> TASK DIRECTIONS
From the listing that follows, output everything exactly except the pictures.

"""

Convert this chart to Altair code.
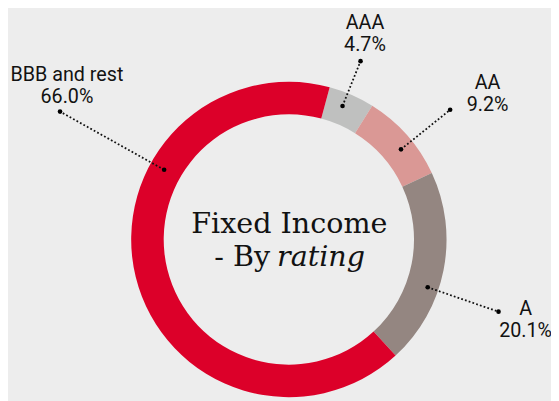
import altair as alt
import numpy as np
import pandas as pd

# ---- data ----
categories = ["AAA", "AA", "A", "BBB and rest"]
shares = [4.7, 9.2, 20.1, 66.0]
share_labels = ["4.7%", "9.2%", "20.1%", "66.0%"]

# ---- styling / layout ----
colors = ["#bfc0bf", "#da9895", "#948681", "#dc0029"]
BG = "#ededed"
W, H = 551, 393
CX, CY = 285, 232
R_OUT, R_IN = 160, 127
START = np.deg2rad(15)

# leader lines (polar, degrees clockwise from 12 o'clock) and label offsets
leader_angle = [21.9, 51.2, 109.0, 299.2]
leader_r0 = [146, 146, 149, 145]
leader_r1 = [195, 210, 225, 266]
text_dx = [4.5, 38, 27.5, 7]
text_dy = [-33, -21, 3.7, -30.7]
LINE_GAP = 22.4

donut_df = pd.DataFrame({"category": categories, "share": shares, "order": list(range(len(categories)))})

donut = alt.Chart(donut_df).mark_arc(outerRadius=R_OUT, innerRadius=R_IN, strokeWidth=0).encode(
    theta=alt.Theta("share:Q", stack=True, scale=alt.Scale(range=[START, START + 2 * np.pi])),
    color=alt.Color("category:N", scale=alt.Scale(domain=categories, range=colors), legend=None),
    order=alt.Order("order:Q"),
    x=alt.value(CX),
    y=alt.value(CY),
)

ang = np.deg2rad(np.array(leader_angle))
x0 = CX + np.array(leader_r0) * np.sin(ang)
y0 = CY - np.array(leader_r0) * np.cos(ang)
x1 = CX + np.array(leader_r1) * np.sin(ang)
y1 = CY - np.array(leader_r1) * np.cos(ang)

lead_df = pd.DataFrame({"x0": x0, "y0": y0, "x1": x1, "y1": y1, "category": categories})
dots_df = pd.DataFrame({"x": np.concatenate([x0, x1]), "y": np.concatenate([y0, y1])})

xs = alt.Scale(domain=[0, W], nice=False, zero=False)
ys = alt.Scale(domain=[H, 0], nice=False, zero=False)

leaders = alt.Chart(lead_df).mark_rule(color="#111111", strokeWidth=1.8, strokeDash=[1.8, 2.2]).encode(
    x=alt.X("x0:Q", scale=xs, axis=None),
    y=alt.Y("y0:Q", scale=ys, axis=None),
    x2="x1:Q",
    y2="y1:Q",
)

dots = alt.Chart(dots_df).mark_circle(color="#000000", size=22, opacity=1).encode(
    x=alt.X("x:Q", scale=xs, axis=None),
    y=alt.Y("y:Q", scale=ys, axis=None),
)

rows = []
for i, c in enumerate(categories):
    tx = x1[i] + text_dx[i]
    ty = y1[i] + text_dy[i]
    rows.append({"x": tx, "y": ty, "t": c})
    rows.append({"x": tx, "y": ty + LINE_GAP, "t": share_labels[i]})
lab_df = pd.DataFrame(rows)

labels = alt.Chart(lab_df).mark_text(
    font="Roboto", fontSize=20, align="center", baseline="alphabetic", color="#121212"
).encode(
    x=alt.X("x:Q", scale=xs, axis=None),
    y=alt.Y("y:Q", scale=ys, axis=None),
    text="t:N",
)

# centre title
title_df = pd.DataFrame({"x": [CX + 0.5], "y": [CY - 6.5], "t": ["Fixed Income"]})
title1 = alt.Chart(title_df).mark_text(
    font="DejaVu Serif", fontSize=29, align="center", baseline="alphabetic", color="#121212"
).encode(x=alt.X("x:Q", scale=xs, axis=None), y=alt.Y("y:Q", scale=ys, axis=None), text="t:N")

t2a_df = pd.DataFrame({"x": [CX - 19], "y": [CY + 27], "t": ["- By"]})
title2a = alt.Chart(t2a_df).mark_text(
    font="DejaVu Serif", fontSize=29, align="right", baseline="alphabetic", color="#121212"
).encode(x=alt.X("x:Q", scale=xs, axis=None), y=alt.Y("y:Q", scale=ys, axis=None), text="t:N")

t2b_df = pd.DataFrame({"x": [CX - 12], "y": [CY + 27], "t": ["rating"]})
title2b = alt.Chart(t2b_df).mark_text(
    font="DejaVu Serif", fontSize=29, fontStyle="italic", align="left", baseline="alphabetic", color="#121212"
).encode(x=alt.X("x:Q", scale=xs, axis=None), y=alt.Y("y:Q", scale=ys, axis=None), text="t:N")

chart = alt.layer(donut, leaders, dots, labels, title1, title2a, title2b).properties(
    width=W, height=H, background=BG, padding=0, autosize=alt.AutoSizeParams(type="none")
).configure_view(stroke=None)

chart.save("out.html", embed_options={"renderer": "svg", "actions": False})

"""

> OUTPUT FOR THIS TASK
Convert this chart to Altair code.
import altair as alt
import numpy as np
import pandas as pd

# ---- data ----
categories = ["AAA", "AA", "A", "BBB and rest"]
shares = [4.7, 9.2, 20.1, 66.0]
share_labels = ["4.7%", "9.2%", "20.1%", "66.0%"]

# ---- styling / layout ----
colors = ["#bfc0bf", "#da9895", "#948681", "#dc0029"]
BG = "#ededed"
W, H = 551, 393
CX, CY = 285, 232
R_OUT, R_IN = 160, 127
START = np.deg2rad(15)

# leader lines (polar, degrees clockwise from 12 o'clock) and label offsets
leader_angle = [21.9, 51.2, 109.0, 299.2]
leader_r0 = [146, 146, 149, 145]
leader_r1 = [195, 210, 225, 266]
text_dx = [4.5, 38, 27.5, 7]
text_dy = [-33, -21, 3.7, -30.7]
LINE_GAP = 22.4

donut_df = pd.DataFrame({"category": categories, "share": shares, "order": list(range(len(categories)))})

donut = alt.Chart(donut_df).mark_arc(outerRadius=R_OUT, innerRadius=R_IN, strokeWidth=0).encode(
    theta=alt.Theta("share:Q", stack=True, scale=alt.Scale(range=[START, START + 2 * np.pi])),
    color=alt.Color("category:N", scale=alt.Scale(domain=categories, range=colors), legend=None),
    order=alt.Order("order:Q"),
    x=alt.value(CX),
    y=alt.value(CY),
)

ang = np.deg2rad(np.array(leader_angle))
x0 = CX + np.array(leader_r0) * np.sin(ang)
y0 = CY - np.array(leader_r0) * np.cos(ang)
x1 = CX + np.array(leader_r1) * np.sin(ang)
y1 = CY - np.array(leader_r1) * np.cos(ang)

lead_df = pd.DataFrame({"x0": x0, "y0": y0, "x1": x1, "y1": y1, "category": categories})
dots_df = pd.DataFrame({"x": np.concatenate([x0, x1]), "y": np.concatenate([y0, y1])})

xs = alt.Scale(domain=[0, W], nice=False, zero=False)
ys = alt.Scale(domain=[H, 0], nice=False, zero=False)

leaders = alt.Chart(lead_df).mark_rule(color="#111111", strokeWidth=1.8, strokeDash=[1.8, 2.2]).encode(
    x=alt.X("x0:Q", scale=xs, axis=None),
    y=alt.Y("y0:Q", scale=ys, axis=None),
    x2="x1:Q",
    y2="y1:Q",
)

dots = alt.Chart(dots_df).mark_circle(color="#000000", size=22, opacity=1).encode(
    x=alt.X("x:Q", scale=xs, axis=None),
    y=alt.Y("y:Q", scale=ys, axis=None),
)

rows = []
for i, c in enumerate(categories):
    tx = x1[i] + text_dx[i]
    ty = y1[i] + text_dy[i]
    rows.append({"x": tx, "y": ty, "t": c})
    rows.append({"x": tx, "y": ty + LINE_GAP, "t": share_labels[i]})
lab_df = pd.DataFrame(rows)

labels = alt.Chart(lab_df).mark_text(
    font="Roboto", fontSize=20, align="center", baseline="alphabetic", color="#121212"
).encode(
    x=alt.X("x:Q", scale=xs, axis=None),
    y=alt.Y("y:Q", scale=ys, axis=None),
    text="t:N",
)

# centre title
title_df = pd.DataFrame({"x": [CX + 0.5], "y": [CY - 6.5], "t": ["Fixed Income"]})
title1 = alt.Chart(title_df).mark_text(
    font="DejaVu Serif", fontSize=29, align="center", baseline="alphabetic", color="#121212"
).encode(x=alt.X("x:Q", scale=xs, axis=None), y=alt.Y("y:Q", scale=ys, axis=None), text="t:N")

t2a_df = pd.DataFrame({"x": [CX - 19], "y": [CY + 27], "t": ["- By"]})
title2a = alt.Chart(t2a_df).mark_text(
    font="DejaVu Serif", fontSize=29, align="right", baseline="alphabetic", color="#121212"
).encode(x=alt.X("x:Q", scale=xs, axis=None), y=alt.Y("y:Q", scale=ys, axis=None), text="t:N")

t2b_df = pd.DataFrame({"x": [CX - 12], "y": [CY + 27], "t": ["rating"]})
title2b = alt.Chart(t2b_df).mark_text(
    font="DejaVu Serif", fontSize=29, fontStyle="italic", align="left", baseline="alphabetic", color="#121212"
).encode(x=alt.X("x:Q", scale=xs, axis=None), y=alt.Y("y:Q", scale=ys, axis=None), text="t:N")

chart = alt.layer(donut, leaders, dots, labels, title1, title2a, title2b).properties(
    width=W, height=H, background=BG, padding=0, autosize=alt.AutoSizeParams(type="none")
).configure_view(stroke=None)

chart.save("out.html", embed_options={"renderer": "svg", "actions": False})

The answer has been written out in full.